Its benefits include warmer soil for earlier planting, fuel and labor savings; nutrients placed where they’re needed; residue management; and often, higher yields.

In the days of the moldboard plow, a straight furrow was a badge of honor among neighbors. Today’s strip-tillers are no exception. With attachments to place nutrients near the seed row, many growers are now switching to GPS auto-steer so planters match previously laid A-B lines and achieve maximize yields from reduced fertilizer input.

“Previously we did not have RTK (real-time kinematic) on our planter tractor,” says Tom Muller, Windom, MN, who’s been strip-tilling corn since 1994. “Since we bought it, it’s exceeded our expectations. It even worked on side hills, compensating enough to keep the planter dead on.”

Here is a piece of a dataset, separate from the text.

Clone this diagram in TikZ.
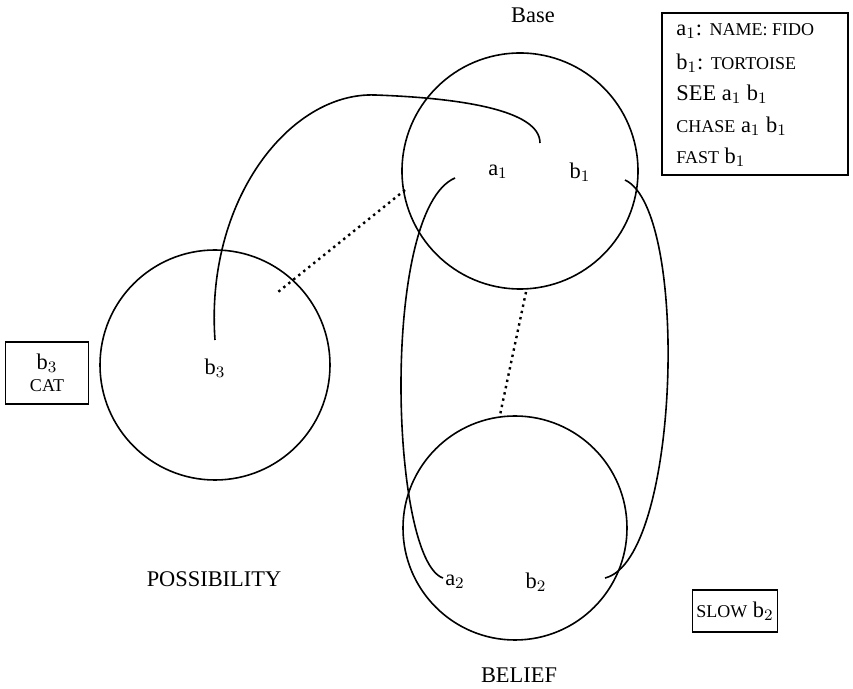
\documentclass[tikz,border=0pt]{standalone}
\usepackage{fontspec}
\setmainfont{Liberation Serif}
\begin{document}
\begin{tikzpicture}[x=0.5pt,y=-0.5pt,
  circ/.style={draw,line width=0.8pt},
  lab/.style={font=\fontsize{11.2}{13}\selectfont,inner sep=0pt},
  boxn/.style={draw,line width=0.8pt,inner sep=0pt},
  link/.style={line width=0.8pt},
  dotl/.style={line width=1.2pt,dotted}]
\useasboundingbox (0,0) rectangle (853,689);
\draw[circ] (520,171) circle[radius=118];
\draw[circ] (215,365) circle[radius=115];
\draw[circ] (515,528) circle[radius=112];
\node[lab] (base) at (533,15) {Base};
\node[lab] (poss) at (214,579) {POSSIBILITY};
\node[lab] (bel) at (519,675) {BELIEF};
\node[lab] (a1) at (498,172) {a$_1$};
\node[lab] (b1) at (580,172) {b$_1$};
\node[lab] (b3) at (215,368) {b$_3$};
\node[lab] (a2) at (455,582) {a$_2$};
\node[lab] (b2) at (536,582) {b$_2$};
\node[boxn,minimum width=93pt,minimum height=81pt] (kb) at (755,94) {};
\node[lab,anchor=west] (k1) at (676,31) {a$_1$: {\small NAME: FIDO}};
\node[lab,anchor=west] (k2) at (676,63) {b$_1$: {\small TORTOISE}};
\node[lab,anchor=west] (k3) at (676,94) {SEE a$_1$ b$_1$};
\node[lab,anchor=west] (k4) at (676,126) {{\small CHASE} a$_1$ b$_1$};
\node[lab,anchor=west] (k5) at (676,157) {{\small FAST} b$_1$};
\node[boxn,minimum width=41.5pt,minimum height=31pt,align=center,lab] (cat) at (47,373) {b$_3$\\[-2pt]{\small CAT}};
\node[boxn,minimum width=42.5pt,minimum height=21pt,lab] (slow) at (735,611) {{\small SLOW} b$_2$};
\coordinate (p0) at (215,340);
\coordinate (p1) at (540,143);
\coordinate (l0) at (455,178);
\coordinate (l1) at (443,578);
\coordinate (r0) at (625,180);
\coordinate (r1) at (605,578);
\coordinate (d1) at (405,190);
\coordinate (d2) at (278,292);
\coordinate (d3) at (526,292);
\coordinate (d4) at (500,415);
\draw[link] (p0) .. controls (205,200) and (290,92) .. (375,95) .. controls (460,98) and (540,110) .. (p1);
\draw[link] (l0) .. controls (380,210) and (390,560) .. (l1);
\draw[link] (r0) .. controls (690,210) and (680,560) .. (r1);
\draw[dotl] (d1) -- (d2);
\draw[dotl] (d3) -- (d4);
\end{tikzpicture}
\end{document}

Muller, who farms with his brother, plants up to 2,800 acres in a 50-50 corn and bean rotation. Since 2004, he’s contracted with his local co-op to install strips in the fall with a 16-row custom machine. Muller uses urea in his strips instead of anhydrous ammonia to reduce cost. He places needed nitrogen, phosphorus and potassium (N, P, K) in the strip in the fall about 8 in. deep. “It’s important to get that fertilizer in,” he adds.

Overall, he sees strip-till as a residue-management system for the cool black soils in southwestern Minnesota. “We need that black strip to warm up for planting and germination.”

Dick Wolkowski, Extension soil scientist, University of Wisconsin, notes one of the benefits of strip-till is more efficient use of costly nutrients, but soil tests are as important as with other tillage approaches.

“In Wisconsin there’s not as much deep banding of fertilizer,” he says. “A lot of our soils are testing high in P because we have a significant manure history in a lot of fields.” He notes the statewide P average is just over 50 ppm.

Wolkowski urges growers to follow soil tests and match applications to equipment setup and planting. Wisconsin research finds that special attention should be paid to K management in no-till and strip-till.

In one heavy 2008 rainfall, where 15-18 in. fell in eight days, he says reduced tillage saved a lot of soil.

 “Our biggest benefit with strip-till is labor savings,” says Ken Herschleb, Arlington, WI. “We’re running about 2,000 acres with two people, feeding cattle and everything. Just strip and plant…that’s it.”